Na véspera do dia em que a sentença devia ser pronunciada, expedia-se com esse fim uma mensagem oficial a uma ou outra destas cidades, de modo que a sentença pudesse ser cumprida no prazo de 24 horas depois de ser pronunciada. Então, o condenado sofria a pena de garrote ou de guilhotina, segundo o estado donde procedia o carrasco.

A vinda de um carrasco estrangeiro originava muitas despesas.

Ver-se-á como o governo da república faz atualmente algumas economias a respeito.

No dia 12, pela manhã, os membros do conselho soberano estavam no palácio da presidência, as milícias das comunas do vale estavam sob as armas; os sinos das paróquias e das capelas dobravam finados; todos os trabalhos do campo estavam suspensos; este dia devia ser registrado como um dos mais nefastos da república.

Entretanto, Masteu, o condenado, mostrava o maior cinismo, quer pelos seus ditos, quer por suas cantigas, a ponto de todos os guardas da prisão se mostrarem indignados.
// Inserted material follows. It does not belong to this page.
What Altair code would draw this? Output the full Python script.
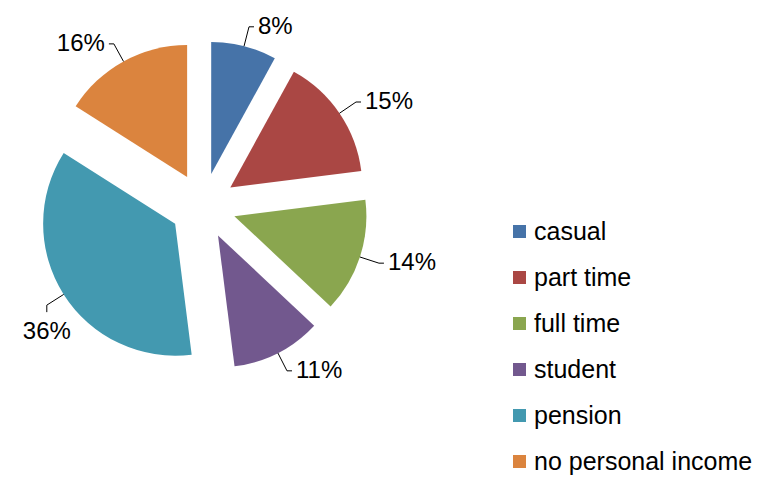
import altair as alt
import pandas as pd

categories = ["casual", "part time", "full time", "student", "pension", "no personal income"]
values = [8, 15, 14, 11, 36, 16]
colors = ["#4673A8", "#AA4744", "#8AA64F", "#72588E", "#4399B0", "#DB843E"]

df = pd.DataFrame({"category": categories, "value": values, "idx": list(range(len(categories)))})

W, H = 752, 468
CX, CY = 195, 198       # pie centre inside the view
EXPLODE = 33            # slice explosion distance
R = 132                 # pie radius
RA = 152                # leader line anchor radius
FONT = "Liberation Sans"

xs = alt.Scale(domain=[-CX, W - CX])
ys = alt.Scale(domain=[-(H - CY), CY])

base = (
    alt.Chart(df)
    .transform_window(cum="sum(value)", sort=[alt.SortField("idx")], frame=[None, 0])
    .transform_joinaggregate(total="sum(value)")
    .transform_calculate(
        a0="2*PI*(datum.cum - datum.value)/datum.total",
        a1="2*PI*datum.cum/datum.total",
        label="datum.value + '%'",
    )
    .transform_calculate(mid="(datum.a0 + datum.a1)/2")
    .transform_calculate(
        ox=f"{EXPLODE}*sin(datum.mid)",
        oy=f"{EXPLODE}*cos(datum.mid)",
        side="sin(datum.mid) >= 0 ? 1 : -1",
        below="datum.mid > PI && datum.mid < 1.5*PI",
    )
    .transform_calculate(
        exx=f"datum.ox + {R}*sin(datum.mid)",
        eyy=f"datum.oy + {R}*cos(datum.mid)",
        ax=f"datum.ox + {RA}*sin(datum.mid)",
        ay=f"datum.oy + {RA}*cos(datum.mid)",
    )
    .transform_calculate(
        bx="datum.below ? datum.ax : datum.ax + datum.side*5",
        by="datum.below ? datum.ay - 7 : datum.ay",
        tx="datum.below ? datum.ax : datum.ax + datum.side*9",
        ty="datum.below ? datum.ay - 27 : datum.ay",
        kind="datum.below ? 'c' : (datum.side > 0 ? 'l' : 'r')",
    )
)

arcs = base.mark_arc(radius=R).encode(
    x=alt.X("ox:Q", scale=xs, axis=None),
    y=alt.Y("oy:Q", scale=ys, axis=None),
    theta=alt.Theta("a0:Q", scale=None),
    theta2="a1:Q",
    color=alt.Color(
        "category:N",
        scale=alt.Scale(domain=categories, range=colors),
        legend=alt.Legend(
            title=None,
            orient="none",
            legendX=499,
            legendY=211,
            symbolType="square",
            symbolSize=169,
            symbolStrokeWidth=0,
            labelFont=FONT,
            labelFontSize=25,
            labelColor="#000000",
            labelOffset=2,
            labelLimit=0,
            rowPadding=20,
        ),
    ),
)

leader = base.mark_rule(color="#000000", strokeWidth=1).encode(
    x=alt.X("exx:Q", scale=xs, axis=None),
    y=alt.Y("eyy:Q", scale=ys, axis=None),
    x2="ax:Q",
    y2="ay:Q",
)

elbow = base.mark_rule(color="#000000", strokeWidth=1).encode(
    x=alt.X("ax:Q", scale=xs, axis=None),
    y=alt.Y("ay:Q", scale=ys, axis=None),
    x2="bx:Q",
    y2="by:Q",
)


def text_layer(kind, align):
    return (
        base.transform_filter(f"datum.kind == '{kind}'")
        .mark_text(align=align, baseline="middle", font=FONT, fontSize=24, color="#000000")
        .encode(
            x=alt.X("tx:Q", scale=xs, axis=None),
            y=alt.Y("ty:Q", scale=ys, axis=None),
            text="label:N",
        )
    )


chart = (
    alt.layer(arcs, leader, elbow, text_layer("l", "left"), text_layer("r", "right"), text_layer("c", "center"))
    .properties(width=W, height=H, padding=0, autosize=alt.AutoSizeParams(type="none"))
    .configure_view(stroke=None)
)

chart.save("out.html", embed_options={"renderer": "svg", "actions": False})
Continuava ainda a insultar a justiça divina e humana, quando um homem de membros hercúleos mascarado à maneira dos faricocos, com mangas da camisa arregaçadas até o antebraço, entra na cadeia e vai bater à porta da masmorra onde está o condenado.

É-lhe aberta imediatamente,

À sua vista os milicianos recuam alguns passos e o próprio ajudante de carcereiro empalideceu ao seu passar.
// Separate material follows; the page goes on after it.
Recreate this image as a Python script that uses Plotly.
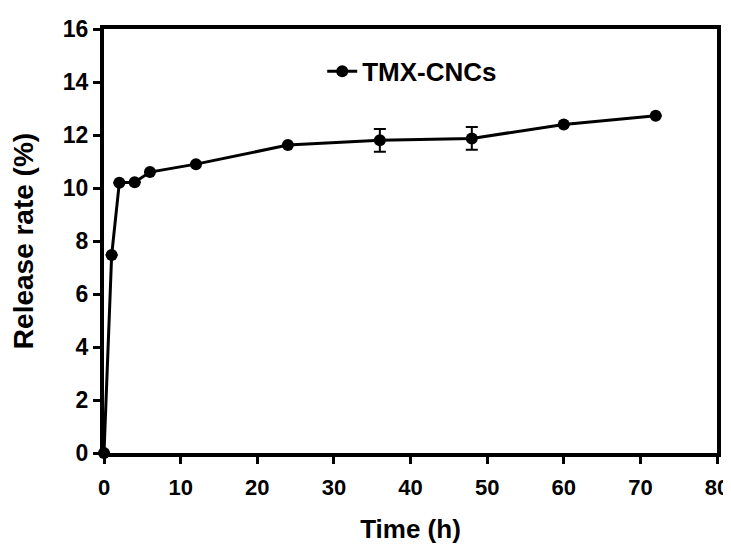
import plotly.graph_objects as go

time_h = [0, 1, 2, 4, 6, 12, 24, 36, 48, 60, 72]
release_rate = [0, 7.47, 10.2, 10.22, 10.6, 10.9, 11.62, 11.8, 11.87, 12.4, 12.73]
release_err = [None, None, None, None, None, None, None, 0.43, 0.43, None, None]
series_name = "TMX-CNCs"
x_ticks = [0, 10, 20, 30, 40, 50, 60, 70, 80]
y_ticks = [0, 2, 4, 6, 8, 10, 12, 14, 16]

FONT = "Liberation Sans, Arial, sans-serif"

fig = go.Figure()
fig.add_trace(go.Scatter(
    x=time_h, y=release_rate, name=series_name, mode="lines+markers",
    line=dict(color="black", width=3),
    marker=dict(color="black", size=12, symbol="circle"),
    error_y=dict(type="data", array=release_err, visible=True,
                 color="black", thickness=2, width=6),
    cliponaxis=False,
))

axis_common = dict(
    showline=True, linecolor="black", linewidth=4, mirror=True,
    showgrid=False, zeroline=False, automargin=False,
    ticks="outside", ticklen=7, tickwidth=3, tickcolor="black",
)

fig.update_layout(
    width=723, height=539,
    paper_bgcolor="white", plot_bgcolor="white",
    margin=dict(l=96, r=14, t=21, b=94),
    showlegend=True,
    legend=dict(x=0.356, y=0.90, xanchor="left", yanchor="middle",
                bgcolor="rgba(0,0,0,0)",
                font=dict(family=FONT, size=26, color="black", weight="bold")),
    xaxis=dict(range=[0, 80], tickvals=x_ticks, ticklabelstandoff=5,
               tickfont=dict(family=FONT, size=22, color="black", weight="bold"),
               title=dict(text="Time (h)", standoff=21,
                          font=dict(family=FONT, size=26, color="black", weight="bold")),
               **axis_common),
    yaxis=dict(range=[0, 16], tickvals=y_ticks,
               tickfont=dict(family=FONT, size=23, color="black", weight="bold"),
               title=dict(text="Release rate (%)", standoff=23,
                          font=dict(family=FONT, size=28, color="black", weight="bold")),
               **axis_common),
)

fig.write_html("out.html")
Quanto ao condenado, logo que o viu, exclamo, querendo sustentar ainda o seu cinismo:

Você é que é o carrasco, meu lindo figurão?
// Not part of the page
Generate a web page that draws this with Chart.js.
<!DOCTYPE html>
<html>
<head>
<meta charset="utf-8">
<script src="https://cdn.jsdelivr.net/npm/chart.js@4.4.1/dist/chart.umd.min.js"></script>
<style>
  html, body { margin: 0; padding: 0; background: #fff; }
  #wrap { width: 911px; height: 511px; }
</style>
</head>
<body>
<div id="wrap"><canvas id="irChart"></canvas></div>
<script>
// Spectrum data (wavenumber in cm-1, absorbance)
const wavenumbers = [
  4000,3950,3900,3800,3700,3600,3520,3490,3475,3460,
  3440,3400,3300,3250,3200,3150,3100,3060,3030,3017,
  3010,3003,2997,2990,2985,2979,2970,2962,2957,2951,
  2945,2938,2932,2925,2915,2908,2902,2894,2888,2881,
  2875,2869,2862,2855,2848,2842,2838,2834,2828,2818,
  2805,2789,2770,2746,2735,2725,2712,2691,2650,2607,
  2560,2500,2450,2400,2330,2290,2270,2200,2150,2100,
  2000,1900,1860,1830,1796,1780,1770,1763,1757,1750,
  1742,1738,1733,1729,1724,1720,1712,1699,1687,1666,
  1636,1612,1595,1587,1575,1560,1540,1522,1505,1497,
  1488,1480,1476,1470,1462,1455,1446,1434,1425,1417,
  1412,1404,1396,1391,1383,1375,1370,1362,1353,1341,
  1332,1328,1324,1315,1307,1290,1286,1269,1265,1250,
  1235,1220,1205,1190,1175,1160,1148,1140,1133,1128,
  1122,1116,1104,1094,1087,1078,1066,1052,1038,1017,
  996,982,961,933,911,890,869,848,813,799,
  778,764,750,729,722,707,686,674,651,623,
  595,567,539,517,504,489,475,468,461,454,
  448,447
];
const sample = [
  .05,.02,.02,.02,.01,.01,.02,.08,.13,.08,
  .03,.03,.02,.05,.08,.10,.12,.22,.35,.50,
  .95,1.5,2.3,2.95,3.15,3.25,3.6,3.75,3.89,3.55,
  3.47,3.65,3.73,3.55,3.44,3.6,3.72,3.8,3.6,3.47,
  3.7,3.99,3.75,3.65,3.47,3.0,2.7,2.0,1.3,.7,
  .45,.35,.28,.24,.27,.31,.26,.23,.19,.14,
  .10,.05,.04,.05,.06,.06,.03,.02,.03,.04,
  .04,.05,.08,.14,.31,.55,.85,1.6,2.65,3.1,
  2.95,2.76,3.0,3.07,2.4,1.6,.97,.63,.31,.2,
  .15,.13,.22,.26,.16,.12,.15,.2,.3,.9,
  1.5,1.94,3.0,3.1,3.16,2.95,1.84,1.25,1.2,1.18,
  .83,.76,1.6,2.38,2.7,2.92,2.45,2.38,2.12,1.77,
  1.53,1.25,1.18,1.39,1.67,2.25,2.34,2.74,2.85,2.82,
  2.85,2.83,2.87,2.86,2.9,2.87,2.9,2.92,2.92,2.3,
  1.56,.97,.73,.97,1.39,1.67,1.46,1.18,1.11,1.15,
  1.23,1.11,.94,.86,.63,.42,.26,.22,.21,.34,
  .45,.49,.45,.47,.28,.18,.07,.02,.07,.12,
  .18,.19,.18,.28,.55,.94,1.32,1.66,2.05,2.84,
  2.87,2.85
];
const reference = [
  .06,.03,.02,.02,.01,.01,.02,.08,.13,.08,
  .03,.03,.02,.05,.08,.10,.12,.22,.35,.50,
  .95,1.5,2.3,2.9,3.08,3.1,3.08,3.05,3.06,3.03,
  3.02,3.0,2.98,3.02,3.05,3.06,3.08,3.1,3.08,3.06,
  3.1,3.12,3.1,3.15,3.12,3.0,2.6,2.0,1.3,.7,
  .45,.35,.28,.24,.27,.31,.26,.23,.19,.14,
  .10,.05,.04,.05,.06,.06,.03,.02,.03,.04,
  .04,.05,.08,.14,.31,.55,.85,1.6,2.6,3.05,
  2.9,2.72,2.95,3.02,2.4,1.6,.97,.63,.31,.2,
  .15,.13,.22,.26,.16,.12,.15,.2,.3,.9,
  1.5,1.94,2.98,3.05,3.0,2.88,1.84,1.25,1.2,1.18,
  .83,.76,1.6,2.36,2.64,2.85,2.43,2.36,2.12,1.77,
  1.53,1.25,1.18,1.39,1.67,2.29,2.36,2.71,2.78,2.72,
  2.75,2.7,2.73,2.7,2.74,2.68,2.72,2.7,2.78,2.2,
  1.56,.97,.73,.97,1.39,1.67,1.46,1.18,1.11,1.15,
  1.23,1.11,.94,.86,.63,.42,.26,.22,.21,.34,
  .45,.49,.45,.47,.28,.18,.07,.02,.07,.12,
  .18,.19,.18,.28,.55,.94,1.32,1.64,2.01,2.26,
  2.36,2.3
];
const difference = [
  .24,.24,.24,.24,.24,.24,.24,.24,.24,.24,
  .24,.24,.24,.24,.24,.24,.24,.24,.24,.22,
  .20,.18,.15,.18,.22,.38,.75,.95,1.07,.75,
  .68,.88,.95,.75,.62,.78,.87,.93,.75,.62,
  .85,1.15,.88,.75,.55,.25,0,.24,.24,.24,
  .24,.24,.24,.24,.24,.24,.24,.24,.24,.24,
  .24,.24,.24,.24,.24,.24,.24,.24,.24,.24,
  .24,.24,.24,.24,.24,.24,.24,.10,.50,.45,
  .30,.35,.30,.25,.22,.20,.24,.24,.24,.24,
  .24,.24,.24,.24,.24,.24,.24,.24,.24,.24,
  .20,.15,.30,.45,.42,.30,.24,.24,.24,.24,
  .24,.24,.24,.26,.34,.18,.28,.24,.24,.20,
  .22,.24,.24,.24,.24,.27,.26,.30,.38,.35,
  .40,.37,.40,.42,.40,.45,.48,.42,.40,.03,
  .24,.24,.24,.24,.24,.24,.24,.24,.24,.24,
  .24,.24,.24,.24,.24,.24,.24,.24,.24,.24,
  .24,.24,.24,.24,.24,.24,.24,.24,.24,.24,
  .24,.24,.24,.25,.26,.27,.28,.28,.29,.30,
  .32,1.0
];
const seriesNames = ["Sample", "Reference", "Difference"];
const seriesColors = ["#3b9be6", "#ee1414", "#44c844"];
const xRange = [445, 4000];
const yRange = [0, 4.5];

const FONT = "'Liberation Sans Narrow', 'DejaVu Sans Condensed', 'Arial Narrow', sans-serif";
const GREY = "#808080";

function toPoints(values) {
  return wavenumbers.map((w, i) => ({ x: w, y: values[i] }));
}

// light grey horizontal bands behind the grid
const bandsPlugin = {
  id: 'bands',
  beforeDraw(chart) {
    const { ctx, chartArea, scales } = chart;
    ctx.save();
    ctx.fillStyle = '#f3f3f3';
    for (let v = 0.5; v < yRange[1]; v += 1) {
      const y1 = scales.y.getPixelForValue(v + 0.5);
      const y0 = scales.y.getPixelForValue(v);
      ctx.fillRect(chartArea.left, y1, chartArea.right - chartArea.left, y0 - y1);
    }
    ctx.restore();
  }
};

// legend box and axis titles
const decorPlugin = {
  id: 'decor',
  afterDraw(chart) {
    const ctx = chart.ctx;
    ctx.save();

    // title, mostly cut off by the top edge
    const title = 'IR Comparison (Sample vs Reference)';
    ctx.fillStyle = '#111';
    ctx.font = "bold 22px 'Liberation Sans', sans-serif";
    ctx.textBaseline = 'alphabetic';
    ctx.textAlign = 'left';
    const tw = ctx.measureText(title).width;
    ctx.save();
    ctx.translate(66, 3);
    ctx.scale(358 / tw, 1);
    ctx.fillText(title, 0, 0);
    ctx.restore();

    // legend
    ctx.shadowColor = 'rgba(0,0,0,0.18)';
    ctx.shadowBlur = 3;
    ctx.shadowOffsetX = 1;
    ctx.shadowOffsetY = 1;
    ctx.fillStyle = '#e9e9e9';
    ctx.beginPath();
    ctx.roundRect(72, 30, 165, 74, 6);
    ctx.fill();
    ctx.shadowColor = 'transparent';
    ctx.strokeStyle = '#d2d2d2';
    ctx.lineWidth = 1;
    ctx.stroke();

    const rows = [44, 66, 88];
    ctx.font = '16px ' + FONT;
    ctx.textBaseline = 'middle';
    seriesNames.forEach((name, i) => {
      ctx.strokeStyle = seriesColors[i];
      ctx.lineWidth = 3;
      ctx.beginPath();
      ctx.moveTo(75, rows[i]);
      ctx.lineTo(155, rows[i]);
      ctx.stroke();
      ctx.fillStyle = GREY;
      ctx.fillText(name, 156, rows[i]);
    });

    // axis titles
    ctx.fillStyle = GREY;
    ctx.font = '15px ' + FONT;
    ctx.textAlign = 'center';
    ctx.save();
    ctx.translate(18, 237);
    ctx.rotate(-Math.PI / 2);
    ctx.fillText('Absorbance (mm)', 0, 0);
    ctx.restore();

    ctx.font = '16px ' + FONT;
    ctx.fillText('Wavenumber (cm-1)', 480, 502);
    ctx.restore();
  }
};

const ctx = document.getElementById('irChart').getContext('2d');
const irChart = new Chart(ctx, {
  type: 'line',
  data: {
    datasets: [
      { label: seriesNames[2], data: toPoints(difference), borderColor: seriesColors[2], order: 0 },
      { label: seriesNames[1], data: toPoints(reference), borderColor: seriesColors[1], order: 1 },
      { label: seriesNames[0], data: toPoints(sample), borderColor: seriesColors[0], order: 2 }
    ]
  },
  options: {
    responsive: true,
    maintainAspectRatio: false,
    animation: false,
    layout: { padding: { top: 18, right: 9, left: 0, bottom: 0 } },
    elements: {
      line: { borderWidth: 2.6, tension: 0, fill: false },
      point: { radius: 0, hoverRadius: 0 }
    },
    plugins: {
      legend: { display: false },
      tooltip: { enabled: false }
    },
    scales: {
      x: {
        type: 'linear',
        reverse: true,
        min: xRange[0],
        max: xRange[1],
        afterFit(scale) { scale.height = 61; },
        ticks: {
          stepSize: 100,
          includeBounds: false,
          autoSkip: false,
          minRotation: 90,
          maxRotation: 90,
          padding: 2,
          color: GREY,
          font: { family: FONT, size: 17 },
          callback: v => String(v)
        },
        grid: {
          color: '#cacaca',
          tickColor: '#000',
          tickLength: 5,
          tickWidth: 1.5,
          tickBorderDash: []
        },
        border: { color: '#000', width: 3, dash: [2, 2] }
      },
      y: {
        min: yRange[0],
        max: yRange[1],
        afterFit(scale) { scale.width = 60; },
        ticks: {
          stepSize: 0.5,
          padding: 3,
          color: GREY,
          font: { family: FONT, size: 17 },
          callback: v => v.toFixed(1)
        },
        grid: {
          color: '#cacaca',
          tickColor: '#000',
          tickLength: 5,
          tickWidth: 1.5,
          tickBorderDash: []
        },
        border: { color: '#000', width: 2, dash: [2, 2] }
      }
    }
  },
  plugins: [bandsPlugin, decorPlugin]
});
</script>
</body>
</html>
Eu ou outro, que lhe importa?

E, sem outros comentários, pegou nas cordas que ligavam Masteu e, ligando-as à sua moda, tornou-se senhor, pela força, do criminoso.

Depois de se ter convencido de que não tinha nada a recear dos seus movimentos, com a mão direita rasgou, com uma rapidez admirável, primeiro a parte superior da jaqueta, depois todo o alto da camisa do condenado, de modo que este ficou com o pescoço e ombro nus.

Depois, apontando o caminho a Masteu, disse secamente:

Vamos!

As maneiras frias e brutais do mascarado aterraram o próprio condenado, que se tornou lívido de repente.

O cortejo caminhou nesta ordem: quatro milicianos na frente, o mascarado e o condenado; depois, o ajudante do carcereiro e, finalmente, outros quatro milicianos.

Chegaram ao lugar do suplício.

Na praça, que estria cheia de duzentos espectadores, erguia-se um tablado a um metro de altura.

Em volta, tinha sido lançada alguma palha.

Chegado ao cadafalso, o mascarado vendou os olhos do condenado, que caiu de repente numa prostração completa; liga-o ao cepo, força-o a abaixar a cabeça e, pegando com as duas mãos numa espada de dois gumes, de um só golpe faz rolar a cabeça do condenado a seus pés.

Um grito de terror escapou do peito de todos os espectadores e, ao passo que quatro miseráveis vagabundos vão levantar o corpo do supliciado, dirige-se tranquilamente à prisão, munido da espada ensanguentada, recebo os dezoito mil réis do seu salário e, dizendo ao carcereiro à maneira de agradecimento: até outra vez!, torna a sair da prisão e desaparece.

Ninguém sabe quem exerceu as funções de carrasco, que são incumbidas, atualmente, a quem quiser ganhar duas miseráveis libras esterlinas!


Fonte: “Diario de Pernambuco”/PE, edição de 16 de novembro de 1865.